# [Work to complete]
Beneath this instruction is a block of data; output from it exactly the lines that run from the one containing "Generate a Python" through the one containing "s.set_linewidth(2.5)", inclusive.

# [Stored records]
▼

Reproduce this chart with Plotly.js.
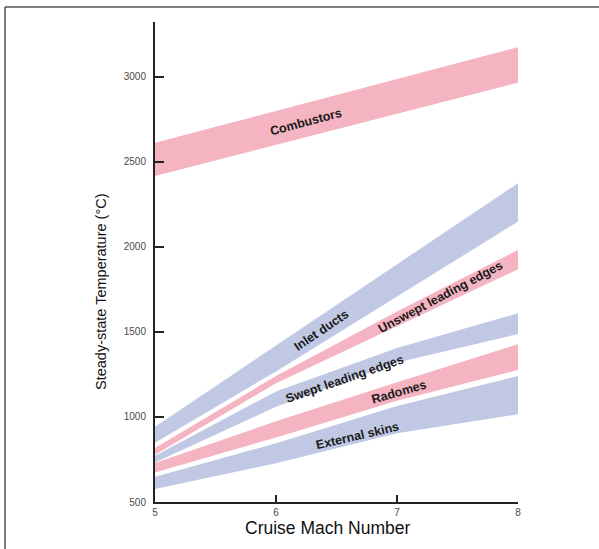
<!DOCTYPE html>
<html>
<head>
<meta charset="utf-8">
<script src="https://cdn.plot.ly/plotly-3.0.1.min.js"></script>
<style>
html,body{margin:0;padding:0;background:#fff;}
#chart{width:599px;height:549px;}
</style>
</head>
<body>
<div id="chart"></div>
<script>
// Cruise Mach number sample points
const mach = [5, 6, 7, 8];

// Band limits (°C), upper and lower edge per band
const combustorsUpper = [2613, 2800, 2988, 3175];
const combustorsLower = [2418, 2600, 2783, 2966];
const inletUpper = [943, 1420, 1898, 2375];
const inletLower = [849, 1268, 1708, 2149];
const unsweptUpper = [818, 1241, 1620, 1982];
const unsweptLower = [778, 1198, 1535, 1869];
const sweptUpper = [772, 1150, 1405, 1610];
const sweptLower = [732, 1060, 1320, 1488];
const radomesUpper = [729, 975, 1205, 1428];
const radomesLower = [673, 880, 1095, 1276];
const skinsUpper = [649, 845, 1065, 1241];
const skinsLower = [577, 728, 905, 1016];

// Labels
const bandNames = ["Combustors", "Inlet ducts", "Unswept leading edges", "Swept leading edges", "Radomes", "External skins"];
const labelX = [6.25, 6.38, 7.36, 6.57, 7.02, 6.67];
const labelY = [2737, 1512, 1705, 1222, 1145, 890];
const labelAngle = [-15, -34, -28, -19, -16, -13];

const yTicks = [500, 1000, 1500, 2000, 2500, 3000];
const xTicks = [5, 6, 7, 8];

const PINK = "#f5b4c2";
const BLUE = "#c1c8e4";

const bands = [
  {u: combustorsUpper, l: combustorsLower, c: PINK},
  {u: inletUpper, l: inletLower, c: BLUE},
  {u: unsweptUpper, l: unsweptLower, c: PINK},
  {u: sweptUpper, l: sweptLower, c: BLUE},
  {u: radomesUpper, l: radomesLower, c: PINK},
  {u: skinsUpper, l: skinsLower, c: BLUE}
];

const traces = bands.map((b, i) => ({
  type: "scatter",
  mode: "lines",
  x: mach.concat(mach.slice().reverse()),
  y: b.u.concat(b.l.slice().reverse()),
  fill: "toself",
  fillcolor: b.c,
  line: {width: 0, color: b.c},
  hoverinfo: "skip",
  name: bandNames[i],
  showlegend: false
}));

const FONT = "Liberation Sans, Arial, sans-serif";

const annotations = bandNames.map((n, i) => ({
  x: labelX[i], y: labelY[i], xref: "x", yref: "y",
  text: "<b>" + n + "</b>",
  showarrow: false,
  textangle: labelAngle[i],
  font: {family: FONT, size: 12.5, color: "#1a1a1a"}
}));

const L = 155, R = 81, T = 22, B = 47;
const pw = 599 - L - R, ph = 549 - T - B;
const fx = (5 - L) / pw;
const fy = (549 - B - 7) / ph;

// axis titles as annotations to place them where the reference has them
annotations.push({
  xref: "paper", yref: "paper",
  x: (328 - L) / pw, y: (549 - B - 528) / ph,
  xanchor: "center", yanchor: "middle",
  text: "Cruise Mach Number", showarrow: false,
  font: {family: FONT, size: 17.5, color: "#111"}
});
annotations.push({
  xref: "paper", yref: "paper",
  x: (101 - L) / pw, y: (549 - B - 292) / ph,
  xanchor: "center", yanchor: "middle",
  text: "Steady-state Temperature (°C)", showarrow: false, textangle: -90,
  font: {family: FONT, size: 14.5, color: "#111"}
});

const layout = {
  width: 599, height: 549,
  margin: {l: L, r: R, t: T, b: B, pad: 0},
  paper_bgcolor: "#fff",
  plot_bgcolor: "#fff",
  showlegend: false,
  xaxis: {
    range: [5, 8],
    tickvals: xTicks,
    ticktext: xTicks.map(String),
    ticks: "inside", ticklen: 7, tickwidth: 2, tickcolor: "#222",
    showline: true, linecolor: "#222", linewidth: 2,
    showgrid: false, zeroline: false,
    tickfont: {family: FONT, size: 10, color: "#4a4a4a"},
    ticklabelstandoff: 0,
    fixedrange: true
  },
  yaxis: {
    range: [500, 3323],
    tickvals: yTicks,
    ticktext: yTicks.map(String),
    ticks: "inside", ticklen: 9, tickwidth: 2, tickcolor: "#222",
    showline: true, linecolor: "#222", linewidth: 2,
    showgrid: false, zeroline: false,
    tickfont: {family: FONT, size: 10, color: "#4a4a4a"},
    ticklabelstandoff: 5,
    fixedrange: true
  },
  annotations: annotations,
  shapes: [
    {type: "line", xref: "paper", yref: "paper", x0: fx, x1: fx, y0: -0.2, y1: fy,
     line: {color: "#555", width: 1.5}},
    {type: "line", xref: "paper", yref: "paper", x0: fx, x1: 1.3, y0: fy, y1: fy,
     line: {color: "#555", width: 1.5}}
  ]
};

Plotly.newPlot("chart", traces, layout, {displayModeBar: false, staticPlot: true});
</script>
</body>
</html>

▲
▼

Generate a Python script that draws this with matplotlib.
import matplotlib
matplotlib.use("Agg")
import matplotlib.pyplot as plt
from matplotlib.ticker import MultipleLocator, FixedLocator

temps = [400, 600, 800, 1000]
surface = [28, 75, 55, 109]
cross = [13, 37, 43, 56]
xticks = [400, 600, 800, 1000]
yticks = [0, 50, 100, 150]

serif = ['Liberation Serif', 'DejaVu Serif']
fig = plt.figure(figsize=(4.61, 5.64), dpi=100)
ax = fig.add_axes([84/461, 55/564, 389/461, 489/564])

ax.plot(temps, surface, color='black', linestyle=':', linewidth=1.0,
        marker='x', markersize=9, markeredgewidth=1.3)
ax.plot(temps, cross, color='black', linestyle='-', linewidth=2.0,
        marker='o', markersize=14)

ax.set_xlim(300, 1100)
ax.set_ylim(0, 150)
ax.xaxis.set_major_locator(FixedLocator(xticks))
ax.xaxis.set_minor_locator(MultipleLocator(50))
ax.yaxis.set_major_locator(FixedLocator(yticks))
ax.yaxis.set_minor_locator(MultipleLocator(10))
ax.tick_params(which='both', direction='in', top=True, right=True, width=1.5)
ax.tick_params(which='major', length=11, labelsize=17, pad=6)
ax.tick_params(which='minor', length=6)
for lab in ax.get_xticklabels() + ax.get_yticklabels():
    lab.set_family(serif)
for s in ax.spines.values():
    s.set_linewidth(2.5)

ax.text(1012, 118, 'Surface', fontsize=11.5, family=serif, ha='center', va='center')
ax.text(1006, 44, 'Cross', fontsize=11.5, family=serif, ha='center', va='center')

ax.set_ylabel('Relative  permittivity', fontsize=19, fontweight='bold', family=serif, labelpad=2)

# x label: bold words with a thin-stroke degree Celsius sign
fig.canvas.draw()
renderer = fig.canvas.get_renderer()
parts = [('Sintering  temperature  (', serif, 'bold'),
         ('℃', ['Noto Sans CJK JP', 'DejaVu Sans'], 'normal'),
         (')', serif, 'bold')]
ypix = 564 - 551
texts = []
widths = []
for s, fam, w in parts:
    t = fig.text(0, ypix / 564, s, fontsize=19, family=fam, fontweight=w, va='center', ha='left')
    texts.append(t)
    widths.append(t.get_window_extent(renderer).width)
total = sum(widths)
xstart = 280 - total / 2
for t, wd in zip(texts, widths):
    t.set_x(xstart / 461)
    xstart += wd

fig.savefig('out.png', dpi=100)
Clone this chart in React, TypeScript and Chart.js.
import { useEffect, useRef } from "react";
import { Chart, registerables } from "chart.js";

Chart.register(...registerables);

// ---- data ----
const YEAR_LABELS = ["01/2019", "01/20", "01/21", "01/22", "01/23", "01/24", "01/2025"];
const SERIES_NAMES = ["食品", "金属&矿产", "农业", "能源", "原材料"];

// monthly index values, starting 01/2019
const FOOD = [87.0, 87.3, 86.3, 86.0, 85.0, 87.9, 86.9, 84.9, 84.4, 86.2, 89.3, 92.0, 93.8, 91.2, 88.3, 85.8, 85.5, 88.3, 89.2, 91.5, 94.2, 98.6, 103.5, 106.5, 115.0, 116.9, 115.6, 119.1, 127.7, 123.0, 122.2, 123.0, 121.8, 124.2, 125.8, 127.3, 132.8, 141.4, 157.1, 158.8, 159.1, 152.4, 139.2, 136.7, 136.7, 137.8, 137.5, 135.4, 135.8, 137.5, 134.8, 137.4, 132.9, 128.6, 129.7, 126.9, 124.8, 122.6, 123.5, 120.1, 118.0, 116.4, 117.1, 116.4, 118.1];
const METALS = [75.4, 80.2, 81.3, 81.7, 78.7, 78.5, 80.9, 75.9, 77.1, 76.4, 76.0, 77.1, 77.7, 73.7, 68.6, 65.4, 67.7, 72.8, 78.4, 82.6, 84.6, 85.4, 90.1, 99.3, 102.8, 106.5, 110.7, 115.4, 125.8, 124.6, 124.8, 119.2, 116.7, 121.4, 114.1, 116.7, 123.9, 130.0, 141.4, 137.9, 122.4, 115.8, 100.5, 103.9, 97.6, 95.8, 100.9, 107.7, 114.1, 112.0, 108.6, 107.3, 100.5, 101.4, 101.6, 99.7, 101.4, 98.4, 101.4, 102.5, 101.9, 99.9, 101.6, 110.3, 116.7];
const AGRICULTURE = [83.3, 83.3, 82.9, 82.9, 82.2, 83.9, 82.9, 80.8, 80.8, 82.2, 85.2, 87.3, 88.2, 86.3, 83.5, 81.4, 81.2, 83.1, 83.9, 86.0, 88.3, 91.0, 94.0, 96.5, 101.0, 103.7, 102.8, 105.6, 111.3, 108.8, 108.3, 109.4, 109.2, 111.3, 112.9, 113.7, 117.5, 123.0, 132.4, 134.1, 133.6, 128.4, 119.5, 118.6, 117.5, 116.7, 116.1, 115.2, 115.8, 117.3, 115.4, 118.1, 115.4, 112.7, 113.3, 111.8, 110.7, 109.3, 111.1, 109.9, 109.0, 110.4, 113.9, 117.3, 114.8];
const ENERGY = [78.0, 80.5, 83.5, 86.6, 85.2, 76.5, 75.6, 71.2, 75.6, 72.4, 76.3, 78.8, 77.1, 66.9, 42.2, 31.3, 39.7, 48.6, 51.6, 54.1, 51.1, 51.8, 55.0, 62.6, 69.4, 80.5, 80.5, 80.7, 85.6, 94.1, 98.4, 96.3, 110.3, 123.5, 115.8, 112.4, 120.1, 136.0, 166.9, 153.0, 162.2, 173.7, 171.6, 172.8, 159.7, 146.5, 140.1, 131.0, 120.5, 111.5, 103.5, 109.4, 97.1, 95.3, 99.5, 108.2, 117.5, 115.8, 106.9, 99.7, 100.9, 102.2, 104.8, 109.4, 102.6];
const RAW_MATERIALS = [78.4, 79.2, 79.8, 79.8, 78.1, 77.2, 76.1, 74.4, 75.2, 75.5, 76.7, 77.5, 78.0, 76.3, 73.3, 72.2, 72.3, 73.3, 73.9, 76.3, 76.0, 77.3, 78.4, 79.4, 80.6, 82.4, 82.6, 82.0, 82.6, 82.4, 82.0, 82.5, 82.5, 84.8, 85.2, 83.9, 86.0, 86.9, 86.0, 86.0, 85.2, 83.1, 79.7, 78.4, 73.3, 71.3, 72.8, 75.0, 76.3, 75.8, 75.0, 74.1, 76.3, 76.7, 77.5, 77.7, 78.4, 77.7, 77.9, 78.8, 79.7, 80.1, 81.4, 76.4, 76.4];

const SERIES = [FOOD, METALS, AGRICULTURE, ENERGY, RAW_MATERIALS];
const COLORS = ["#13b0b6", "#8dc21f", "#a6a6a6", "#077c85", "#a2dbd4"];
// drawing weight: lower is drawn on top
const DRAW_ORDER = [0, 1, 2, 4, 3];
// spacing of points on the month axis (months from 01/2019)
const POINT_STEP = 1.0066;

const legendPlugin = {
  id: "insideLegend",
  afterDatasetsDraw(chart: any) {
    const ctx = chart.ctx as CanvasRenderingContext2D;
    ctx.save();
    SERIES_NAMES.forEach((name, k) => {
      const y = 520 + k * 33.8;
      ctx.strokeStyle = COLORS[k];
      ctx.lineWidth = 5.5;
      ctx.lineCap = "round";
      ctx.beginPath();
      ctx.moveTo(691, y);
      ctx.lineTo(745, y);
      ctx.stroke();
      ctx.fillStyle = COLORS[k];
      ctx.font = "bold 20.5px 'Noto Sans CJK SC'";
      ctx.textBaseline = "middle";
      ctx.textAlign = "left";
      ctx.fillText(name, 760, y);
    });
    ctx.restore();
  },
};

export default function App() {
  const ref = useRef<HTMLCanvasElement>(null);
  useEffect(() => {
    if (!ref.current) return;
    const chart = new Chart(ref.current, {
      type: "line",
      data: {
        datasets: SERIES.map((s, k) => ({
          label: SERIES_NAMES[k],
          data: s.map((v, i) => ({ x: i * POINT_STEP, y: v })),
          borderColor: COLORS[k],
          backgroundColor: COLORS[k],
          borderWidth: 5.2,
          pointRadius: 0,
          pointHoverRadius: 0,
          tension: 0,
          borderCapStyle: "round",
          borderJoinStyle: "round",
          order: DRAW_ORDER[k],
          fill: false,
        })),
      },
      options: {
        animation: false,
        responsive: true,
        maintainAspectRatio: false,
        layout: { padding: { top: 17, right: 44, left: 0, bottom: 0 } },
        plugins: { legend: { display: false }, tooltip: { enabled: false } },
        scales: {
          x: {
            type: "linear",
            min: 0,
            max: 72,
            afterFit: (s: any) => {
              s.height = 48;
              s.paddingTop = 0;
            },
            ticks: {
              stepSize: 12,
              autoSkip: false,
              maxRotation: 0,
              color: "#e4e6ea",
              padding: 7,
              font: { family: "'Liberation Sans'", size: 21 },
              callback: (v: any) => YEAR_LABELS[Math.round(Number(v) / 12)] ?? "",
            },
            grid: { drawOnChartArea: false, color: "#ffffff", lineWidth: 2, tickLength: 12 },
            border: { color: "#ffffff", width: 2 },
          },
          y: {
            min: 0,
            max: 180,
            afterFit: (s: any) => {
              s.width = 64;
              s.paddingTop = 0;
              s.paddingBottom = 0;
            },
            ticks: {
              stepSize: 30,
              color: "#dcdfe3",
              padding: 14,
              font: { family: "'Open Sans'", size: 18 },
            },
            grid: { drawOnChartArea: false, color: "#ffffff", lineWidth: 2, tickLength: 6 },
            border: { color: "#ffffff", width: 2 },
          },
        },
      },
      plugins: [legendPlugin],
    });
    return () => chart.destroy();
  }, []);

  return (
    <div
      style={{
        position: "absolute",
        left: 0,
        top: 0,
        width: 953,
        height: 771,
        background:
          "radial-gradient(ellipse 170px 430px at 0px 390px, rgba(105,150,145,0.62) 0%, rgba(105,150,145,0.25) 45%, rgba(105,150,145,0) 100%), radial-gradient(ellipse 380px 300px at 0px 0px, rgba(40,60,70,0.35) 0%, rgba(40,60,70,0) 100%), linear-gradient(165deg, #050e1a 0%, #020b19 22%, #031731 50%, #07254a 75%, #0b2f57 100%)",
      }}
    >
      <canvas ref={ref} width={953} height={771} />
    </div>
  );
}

▲
▼

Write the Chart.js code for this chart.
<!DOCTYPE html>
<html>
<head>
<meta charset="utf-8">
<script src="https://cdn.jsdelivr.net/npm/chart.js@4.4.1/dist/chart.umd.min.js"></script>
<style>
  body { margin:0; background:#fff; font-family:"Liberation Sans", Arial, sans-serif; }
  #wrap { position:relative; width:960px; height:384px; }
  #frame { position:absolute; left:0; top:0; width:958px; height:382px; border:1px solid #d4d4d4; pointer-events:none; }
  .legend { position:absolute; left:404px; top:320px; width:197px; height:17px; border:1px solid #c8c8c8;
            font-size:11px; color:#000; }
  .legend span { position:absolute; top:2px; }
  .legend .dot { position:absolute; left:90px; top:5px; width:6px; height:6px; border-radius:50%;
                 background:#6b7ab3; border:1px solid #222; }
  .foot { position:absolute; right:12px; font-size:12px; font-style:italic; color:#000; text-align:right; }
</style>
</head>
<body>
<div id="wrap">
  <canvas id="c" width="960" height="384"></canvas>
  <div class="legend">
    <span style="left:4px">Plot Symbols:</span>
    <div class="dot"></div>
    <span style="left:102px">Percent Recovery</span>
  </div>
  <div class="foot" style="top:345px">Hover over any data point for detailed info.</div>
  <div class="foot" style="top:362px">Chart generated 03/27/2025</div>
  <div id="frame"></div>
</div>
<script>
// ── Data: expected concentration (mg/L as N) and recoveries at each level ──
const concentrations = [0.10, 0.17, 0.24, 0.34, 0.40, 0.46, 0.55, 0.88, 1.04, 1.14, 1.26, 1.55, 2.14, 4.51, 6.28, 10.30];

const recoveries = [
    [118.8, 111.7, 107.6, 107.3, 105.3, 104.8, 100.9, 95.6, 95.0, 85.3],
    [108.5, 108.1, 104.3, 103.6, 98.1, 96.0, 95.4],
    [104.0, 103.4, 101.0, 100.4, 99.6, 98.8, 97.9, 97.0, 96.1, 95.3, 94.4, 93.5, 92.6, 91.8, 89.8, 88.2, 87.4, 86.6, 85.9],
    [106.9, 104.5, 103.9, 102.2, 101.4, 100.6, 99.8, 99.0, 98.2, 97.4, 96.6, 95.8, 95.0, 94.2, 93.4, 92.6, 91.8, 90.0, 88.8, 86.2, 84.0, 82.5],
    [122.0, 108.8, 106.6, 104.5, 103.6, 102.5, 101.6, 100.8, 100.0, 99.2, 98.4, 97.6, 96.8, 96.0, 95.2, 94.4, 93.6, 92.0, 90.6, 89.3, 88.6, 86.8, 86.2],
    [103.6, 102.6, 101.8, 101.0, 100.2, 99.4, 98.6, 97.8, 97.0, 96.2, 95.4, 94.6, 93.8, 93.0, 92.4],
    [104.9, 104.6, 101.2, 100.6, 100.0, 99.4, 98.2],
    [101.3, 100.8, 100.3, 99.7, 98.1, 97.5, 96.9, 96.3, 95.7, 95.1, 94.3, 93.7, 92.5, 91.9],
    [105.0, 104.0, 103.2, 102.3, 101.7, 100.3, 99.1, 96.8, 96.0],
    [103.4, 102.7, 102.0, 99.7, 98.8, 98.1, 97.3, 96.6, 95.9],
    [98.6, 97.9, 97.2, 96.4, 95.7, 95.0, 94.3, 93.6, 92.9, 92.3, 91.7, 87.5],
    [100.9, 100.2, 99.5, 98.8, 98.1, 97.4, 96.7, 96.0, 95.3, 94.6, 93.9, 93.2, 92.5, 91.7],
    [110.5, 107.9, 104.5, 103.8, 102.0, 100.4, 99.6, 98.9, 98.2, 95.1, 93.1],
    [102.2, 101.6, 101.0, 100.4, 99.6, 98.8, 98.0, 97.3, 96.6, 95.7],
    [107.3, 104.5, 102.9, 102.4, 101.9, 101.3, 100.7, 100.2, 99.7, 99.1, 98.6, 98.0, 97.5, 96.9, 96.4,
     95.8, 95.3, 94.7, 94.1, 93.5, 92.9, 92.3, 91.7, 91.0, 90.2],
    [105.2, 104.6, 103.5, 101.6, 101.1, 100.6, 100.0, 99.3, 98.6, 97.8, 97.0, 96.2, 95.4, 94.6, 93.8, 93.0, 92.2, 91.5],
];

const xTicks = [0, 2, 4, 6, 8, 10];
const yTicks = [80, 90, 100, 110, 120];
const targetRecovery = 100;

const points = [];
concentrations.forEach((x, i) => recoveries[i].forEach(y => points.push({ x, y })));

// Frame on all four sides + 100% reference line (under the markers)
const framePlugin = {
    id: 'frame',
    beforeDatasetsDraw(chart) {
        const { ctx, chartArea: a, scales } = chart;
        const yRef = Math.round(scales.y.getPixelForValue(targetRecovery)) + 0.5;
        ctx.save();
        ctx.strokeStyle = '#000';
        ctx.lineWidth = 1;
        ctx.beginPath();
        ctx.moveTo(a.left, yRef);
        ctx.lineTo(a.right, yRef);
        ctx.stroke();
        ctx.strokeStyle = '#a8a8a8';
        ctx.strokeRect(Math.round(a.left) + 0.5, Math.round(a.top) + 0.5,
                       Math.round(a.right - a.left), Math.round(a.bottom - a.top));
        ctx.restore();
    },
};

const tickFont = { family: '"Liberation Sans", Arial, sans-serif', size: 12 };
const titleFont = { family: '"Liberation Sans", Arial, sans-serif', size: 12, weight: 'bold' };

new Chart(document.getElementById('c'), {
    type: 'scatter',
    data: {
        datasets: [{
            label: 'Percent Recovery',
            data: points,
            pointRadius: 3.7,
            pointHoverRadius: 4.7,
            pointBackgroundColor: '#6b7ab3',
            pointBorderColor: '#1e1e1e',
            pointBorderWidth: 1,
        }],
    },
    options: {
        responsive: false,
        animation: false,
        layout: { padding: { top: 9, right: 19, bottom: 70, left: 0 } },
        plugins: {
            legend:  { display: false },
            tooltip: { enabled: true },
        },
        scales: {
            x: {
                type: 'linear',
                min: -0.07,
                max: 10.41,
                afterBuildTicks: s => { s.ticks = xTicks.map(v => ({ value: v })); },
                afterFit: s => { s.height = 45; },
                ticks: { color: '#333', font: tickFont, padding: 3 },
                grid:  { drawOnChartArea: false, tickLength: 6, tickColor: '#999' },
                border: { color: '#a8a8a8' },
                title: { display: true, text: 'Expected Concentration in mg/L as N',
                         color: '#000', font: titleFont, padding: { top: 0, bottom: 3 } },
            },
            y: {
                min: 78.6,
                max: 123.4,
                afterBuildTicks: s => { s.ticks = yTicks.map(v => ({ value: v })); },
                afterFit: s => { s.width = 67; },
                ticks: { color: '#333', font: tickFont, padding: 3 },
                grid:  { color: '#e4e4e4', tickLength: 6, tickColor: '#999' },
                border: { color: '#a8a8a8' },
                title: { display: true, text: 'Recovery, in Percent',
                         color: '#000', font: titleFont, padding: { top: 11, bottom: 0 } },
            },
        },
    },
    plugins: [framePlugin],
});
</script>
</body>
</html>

▲

# [Expected answer]
Generate a Python script that draws this with matplotlib.
import matplotlib
matplotlib.use("Agg")
import matplotlib.pyplot as plt
from matplotlib.ticker import MultipleLocator, FixedLocator

temps = [400, 600, 800, 1000]
surface = [28, 75, 55, 109]
cross = [13, 37, 43, 56]
xticks = [400, 600, 800, 1000]
yticks = [0, 50, 100, 150]

serif = ['Liberation Serif', 'DejaVu Serif']
fig = plt.figure(figsize=(4.61, 5.64), dpi=100)
ax = fig.add_axes([84/461, 55/564, 389/461, 489/564])

ax.plot(temps, surface, color='black', linestyle=':', linewidth=1.0,
        marker='x', markersize=9, markeredgewidth=1.3)
ax.plot(temps, cross, color='black', linestyle='-', linewidth=2.0,
        marker='o', markersize=14)

ax.set_xlim(300, 1100)
ax.set_ylim(0, 150)
ax.xaxis.set_major_locator(FixedLocator(xticks))
ax.xaxis.set_minor_locator(MultipleLocator(50))
ax.yaxis.set_major_locator(FixedLocator(yticks))
ax.yaxis.set_minor_locator(MultipleLocator(10))
ax.tick_params(which='both', direction='in', top=True, right=True, width=1.5)
ax.tick_params(which='major', length=11, labelsize=17, pad=6)
ax.tick_params(which='minor', length=6)
for lab in ax.get_xticklabels() + ax.get_yticklabels():
    lab.set_family(serif)
for s in ax.spines.values():
    s.set_linewidth(2.5)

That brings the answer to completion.